A commenter in the thread about Cho Seung-Hui's psychiatric evaluation points to this statement from the Brady Campaign to Prevent Gun Violence:

It shouldn't take a school shooting or an inner-city neighborhood shooting to make us realize that American children are more at risk from firearms than the children of any other industrialized nation. In one year, firearms killed no children in Japan, 19 in Great Britain, 57 in Germany, 109 in France, 153 in Canada, and 5,285 in the United States.

For the U.S. figure, the Brady Campaign cites "Centers for Disease Control and Prevention, National Center for Health Statistics, unpublished data from the Vital Statistics System, 1997." According to the CDC, however, the number of children and adolescents under age 20 killed by firearms in 1997 was 4,223, down from a high of 5,833 in 1994. The Brady Center figure presumably is for one of those years in between, so I'm not sure what the "1997" signifies, unless it's the date when the data were unpublished.

In any case, note that the "children" killed by firearms include older teenagers, among them 18-year-olds and 19-year-olds, a.k.a. "adults." Judging from the breakdown in 1998 (I can't find comparable data for 1997), more than 80 percent of gun deaths for the under-20 group involve teenagers 15 or older. About 58 percent of the gun deaths that year were homicides, and these included drug dealers shot by other drug dealers, violent criminals shot by police, and other noninnocent nonchildren. About 33 percent of the gun deaths were suicides; 7 percent were accidents.

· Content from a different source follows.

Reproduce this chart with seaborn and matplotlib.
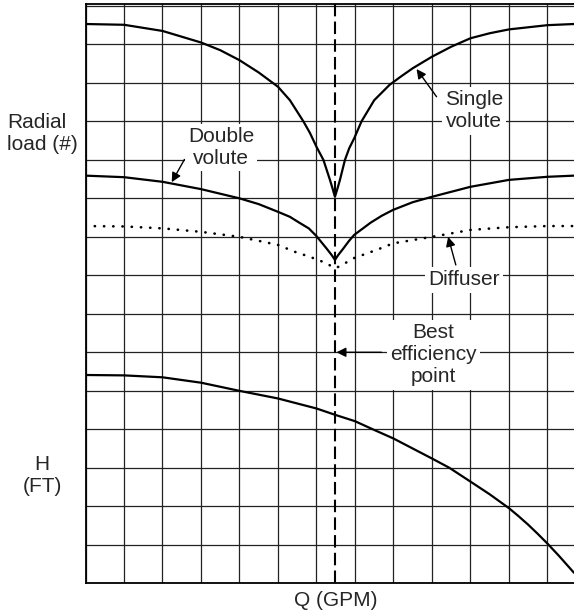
import numpy as np
import pandas as pd
import matplotlib
matplotlib.use("Agg")
import matplotlib.pyplot as plt
import seaborn as sns

# значения (единицы сетки)
q_single = [0, 1, 2, 3, 3.5, 4, 4.5, 5.0, 5.31, 5.66, 5.83, 6.0, 6.18, 6.35, 6.42, 6.48,
            6.55, 6.61, 6.74, 6.85, 6.98, 7.17, 7.5, 7.9, 8.2, 8.5, 9.0, 9.5, 10.0, 10.5,
            11.0, 12.0, 12.69]
single_volute = [14.53, 14.51, 14.35, 14.05, 13.85, 13.59, 13.27, 12.9, 12.55, 12.0, 11.7, 11.34,
                 11.0, 10.48, 10.25, 10.04,
                 10.27, 10.48, 11.0, 11.3, 11.56, 12.0, 12.55, 12.95, 13.17, 13.38, 13.68, 13.94,
                 14.16, 14.29, 14.39, 14.5, 14.53]

q_double = [0, 1, 2, 3, 4, 4.5, 5.0, 5.31, 5.55, 5.8, 5.99, 6.26, 6.4, 6.48,
            6.56, 6.7, 6.85, 6.98, 7.41, 7.7, 7.99, 8.5, 9.0, 10.0, 11.0, 12.0, 12.69]
double_volute = [10.59, 10.55, 10.43, 10.24, 10.0, 9.85, 9.65, 9.52, 9.37, 9.22, 9.03, 8.7, 8.52, 8.4,
                 8.52, 8.7, 8.9, 9.05, 9.37, 9.55, 9.7, 9.9, 10.04, 10.3, 10.48, 10.56, 10.59]

q_diff = [0, 1, 2, 3, 4, 5.0, 5.44, 5.83, 6.22, 6.44, 6.5,
          6.61, 6.98, 7.56, 7.99, 9.0, 10.0, 11.0, 12.0, 12.69]
diffuser = [9.28, 9.27, 9.22, 9.13, 9.0, 8.79, 8.61, 8.48, 8.33, 8.21, 8.19,
            8.24, 8.45, 8.66, 8.83, 9.0, 9.18, 9.25, 9.28, 9.28]

q_head = [0, 1, 2, 3, 3.99, 5, 6, 6.5, 7, 7.46, 8, 8.5, 9, 9.45, 10, 10.5, 11, 11.24,
          11.5, 11.74, 12, 12.3, 12.69]
head = [5.41, 5.4, 5.35, 5.21, 5.0, 4.8, 4.54, 4.37, 4.21, 4.0, 3.76, 3.5, 3.24, 3.0, 2.64,
        2.31, 1.95, 1.75, 1.52, 1.29, 1.03, 0.71, 0.27]

bep_q = 6.48

sns.set_style("white")
plt.rcParams['font.family'] = ['Liberation Sans', 'DejaVu Sans']

fig = plt.figure(figsize=(5.74, 6.14), dpi=100)
ax = fig.add_axes([85.5 / 574, 30.8 / 614, 488.5 / 574, 579.2 / 614])

ax.set_xlim(0, 12.69)
ax.set_ylim(0, 15.05)
ax.set_xticks(np.arange(0, 13))
ax.set_yticks(np.arange(0, 16))
ax.tick_params(length=0, labelbottom=False, labelleft=False)
ax.set_axisbelow(True)
ax.grid(True, color="#222222", lw=0.9)
for side in ["left", "bottom", "top"]:
    ax.spines[side].set_color("black")
    ax.spines[side].set_linewidth(1.3)
ax.spines["right"].set_visible(False)

sns.lineplot(x=q_single, y=single_volute, ax=ax, color="black", lw=1.6, zorder=2)
sns.lineplot(x=q_double, y=double_volute, ax=ax, color="black", lw=1.6, zorder=2)
sns.lineplot(x=q_diff, y=diffuser, ax=ax, color="black", lw=1.9,
             linestyle=(0, (0.1, 3.4)), dash_capstyle="round", zorder=2)
sns.lineplot(x=q_head, y=head, ax=ax, color="black", lw=1.6, zorder=2)
ax.axvline(bep_q, color="black", lw=1.5, linestyle=(0, (6, 2.5)), zorder=2)

box = dict(boxstyle="square,pad=0.15", fc="white", ec="none")
arrow = dict(arrowstyle="-|>", color="black", lw=1.0, mutation_scale=14,
             shrinkA=0, shrinkB=0)
fs = 15

ax.text(3.52, 11.33, "Double\nvolute", ha="center", va="center", fontsize=fs,
        bbox=box, zorder=3)
ax.annotate("", xy=(2.24, 10.42), xytext=(2.57, 11.01), arrowprops=arrow, zorder=4)

ax.text(10.09, 12.27, "Single\nvolute", ha="center", va="center", fontsize=fs,
        bbox=box, zorder=3)
ax.annotate("", xy=(8.6, 13.36), xytext=(9.12, 12.64), arrowprops=arrow, zorder=4)

ax.text(9.83, 7.88, "Diffuser", ha="center", va="center", fontsize=fs,
        bbox=box, zorder=3)
ax.annotate("", xy=(9.42, 9.0), xytext=(9.62, 8.27), arrowprops=arrow, zorder=4)

ax.text(9.04, 5.93, "Best\nefficiency\npoint", ha="center", va="center", fontsize=fs,
        bbox=box, zorder=3)
ax.annotate("", xy=(6.52, 6.0), xytext=(7.69, 6.0), arrowprops=arrow, zorder=4)

fig.text(7 / 574, 1 - 134 / 614, "Radial\nload (#)", ha="left", va="center", fontsize=fs)
fig.text(42 / 574, 1 - 475 / 614, "H\n(FT)", ha="center", va="center", fontsize=fs)
fig.text(335.7 / 574, 1 - 601 / 614, "Q (GPM)", ha="center", va="center", fontsize=fs)

plt.savefig("out.png", dpi=100)
plt.close()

For the international comparison, the data should be expressed as rates (i.e., taking population into account) rather than absolute numbers. And they should cover all suicides and homicides, rather than just those committed with guns. If it turns out that people in Japan kill themselves just as often as people in the U.S. but use different methods, the availabilty of guns seems less significant. Likewise if the murder rate in the U.K. is just as high as the murder rate in the U.S. In fact, the Japanese suicide rate is twice the U.S. rate, while the U.S. homicide rate is several times  the U.K. rate. Deadly violence is more common in the U.S. than in the U.K. across the board, with and without guns. The extent to which gun control laws, as opposed to other differences between countries, can account for such differences in rates of deadly violence remains a matter of controversy, to put it mildly. 

Dave Kopel analyzed gun controllers' "do it for the kids" strategy in a 1993 Reason article that, with a few details updated, could easily be published today.